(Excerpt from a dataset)
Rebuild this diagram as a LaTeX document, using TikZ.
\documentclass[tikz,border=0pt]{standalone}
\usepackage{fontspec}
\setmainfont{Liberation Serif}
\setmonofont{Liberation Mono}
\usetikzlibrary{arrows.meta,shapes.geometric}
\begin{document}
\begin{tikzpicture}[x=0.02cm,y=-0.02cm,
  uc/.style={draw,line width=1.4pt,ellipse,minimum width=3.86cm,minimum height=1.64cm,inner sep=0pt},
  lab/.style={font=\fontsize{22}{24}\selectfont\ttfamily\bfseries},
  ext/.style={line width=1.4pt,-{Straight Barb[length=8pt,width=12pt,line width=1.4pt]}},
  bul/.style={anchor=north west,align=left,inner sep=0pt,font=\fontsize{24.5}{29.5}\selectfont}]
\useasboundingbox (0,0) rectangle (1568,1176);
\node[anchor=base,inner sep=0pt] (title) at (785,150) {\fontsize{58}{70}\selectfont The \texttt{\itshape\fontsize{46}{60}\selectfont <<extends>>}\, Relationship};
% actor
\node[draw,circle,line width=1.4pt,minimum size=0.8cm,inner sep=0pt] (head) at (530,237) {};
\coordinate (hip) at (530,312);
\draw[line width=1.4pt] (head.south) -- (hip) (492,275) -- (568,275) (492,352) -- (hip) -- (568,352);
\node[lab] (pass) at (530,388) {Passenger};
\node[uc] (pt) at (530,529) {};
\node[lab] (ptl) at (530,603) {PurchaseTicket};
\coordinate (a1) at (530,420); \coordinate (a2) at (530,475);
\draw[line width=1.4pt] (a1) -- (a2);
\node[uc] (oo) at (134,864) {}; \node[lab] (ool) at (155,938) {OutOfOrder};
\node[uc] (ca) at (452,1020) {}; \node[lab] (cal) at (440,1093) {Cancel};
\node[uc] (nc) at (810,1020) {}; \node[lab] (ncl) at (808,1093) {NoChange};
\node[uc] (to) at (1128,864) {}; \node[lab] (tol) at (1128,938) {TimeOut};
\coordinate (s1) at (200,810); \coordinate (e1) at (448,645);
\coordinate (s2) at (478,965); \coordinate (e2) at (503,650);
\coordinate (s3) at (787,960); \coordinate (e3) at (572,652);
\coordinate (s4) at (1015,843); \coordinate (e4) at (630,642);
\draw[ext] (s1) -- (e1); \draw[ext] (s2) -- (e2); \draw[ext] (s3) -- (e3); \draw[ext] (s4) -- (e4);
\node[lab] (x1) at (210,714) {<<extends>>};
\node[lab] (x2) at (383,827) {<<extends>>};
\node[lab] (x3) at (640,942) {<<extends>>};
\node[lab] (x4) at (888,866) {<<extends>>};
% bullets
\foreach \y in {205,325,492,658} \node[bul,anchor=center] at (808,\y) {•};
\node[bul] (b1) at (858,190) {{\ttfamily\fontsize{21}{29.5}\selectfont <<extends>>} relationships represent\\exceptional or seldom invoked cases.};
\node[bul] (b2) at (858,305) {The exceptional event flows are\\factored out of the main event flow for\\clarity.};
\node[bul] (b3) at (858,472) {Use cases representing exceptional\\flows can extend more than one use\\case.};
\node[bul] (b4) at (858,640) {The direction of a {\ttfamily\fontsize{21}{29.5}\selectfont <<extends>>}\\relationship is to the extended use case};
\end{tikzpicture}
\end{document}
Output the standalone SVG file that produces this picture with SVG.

Exercise aim - All entries must be repeated verbatim.

Answer below -
Rebuild this diagram as a LaTeX document, using TikZ.
\documentclass[tikz,border=0pt]{standalone}
\usepackage{fontspec}
\setmainfont{Liberation Serif}
\setmonofont{Liberation Mono}
\usetikzlibrary{arrows.meta,shapes.geometric}
\begin{document}
\begin{tikzpicture}[x=0.02cm,y=-0.02cm,
  uc/.style={draw,line width=1.4pt,ellipse,minimum width=3.86cm,minimum height=1.64cm,inner sep=0pt},
  lab/.style={font=\fontsize{22}{24}\selectfont\ttfamily\bfseries},
  ext/.style={line width=1.4pt,-{Straight Barb[length=8pt,width=12pt,line width=1.4pt]}},
  bul/.style={anchor=north west,align=left,inner sep=0pt,font=\fontsize{24.5}{29.5}\selectfont}]
\useasboundingbox (0,0) rectangle (1568,1176);
\node[anchor=base,inner sep=0pt] (title) at (785,150) {\fontsize{58}{70}\selectfont The \texttt{\itshape\fontsize{46}{60}\selectfont <<extends>>}\, Relationship};
% actor
\node[draw,circle,line width=1.4pt,minimum size=0.8cm,inner sep=0pt] (head) at (530,237) {};
\coordinate (hip) at (530,312);
\draw[line width=1.4pt] (head.south) -- (hip) (492,275) -- (568,275) (492,352) -- (hip) -- (568,352);
\node[lab] (pass) at (530,388) {Passenger};
\node[uc] (pt) at (530,529) {};
\node[lab] (ptl) at (530,603) {PurchaseTicket};
\coordinate (a1) at (530,420); \coordinate (a2) at (530,475);
\draw[line width=1.4pt] (a1) -- (a2);
\node[uc] (oo) at (134,864) {}; \node[lab] (ool) at (155,938) {OutOfOrder};
\node[uc] (ca) at (452,1020) {}; \node[lab] (cal) at (440,1093) {Cancel};
\node[uc] (nc) at (810,1020) {}; \node[lab] (ncl) at (808,1093) {NoChange};
\node[uc] (to) at (1128,864) {}; \node[lab] (tol) at (1128,938) {TimeOut};
\coordinate (s1) at (200,810); \coordinate (e1) at (448,645);
\coordinate (s2) at (478,965); \coordinate (e2) at (503,650);
\coordinate (s3) at (787,960); \coordinate (e3) at (572,652);
\coordinate (s4) at (1015,843); \coordinate (e4) at (630,642);
\draw[ext] (s1) -- (e1); \draw[ext] (s2) -- (e2); \draw[ext] (s3) -- (e3); \draw[ext] (s4) -- (e4);
\node[lab] (x1) at (210,714) {<<extends>>};
\node[lab] (x2) at (383,827) {<<extends>>};
\node[lab] (x3) at (640,942) {<<extends>>};
\node[lab] (x4) at (888,866) {<<extends>>};
% bullets
\foreach \y in {205,325,492,658} \node[bul,anchor=center] at (808,\y) {•};
\node[bul] (b1) at (858,190) {{\ttfamily\fontsize{21}{29.5}\selectfont <<extends>>} relationships represent\\exceptional or seldom invoked cases.};
\node[bul] (b2) at (858,305) {The exceptional event flows are\\factored out of the main event flow for\\clarity.};
\node[bul] (b3) at (858,472) {Use cases representing exceptional\\flows can extend more than one use\\case.};
\node[bul] (b4) at (858,640) {The direction of a {\ttfamily\fontsize{21}{29.5}\selectfont <<extends>>}\\relationship is to the extended use case};
\end{tikzpicture}
\end{document}
Output the standalone SVG file that produces this picture with SVG.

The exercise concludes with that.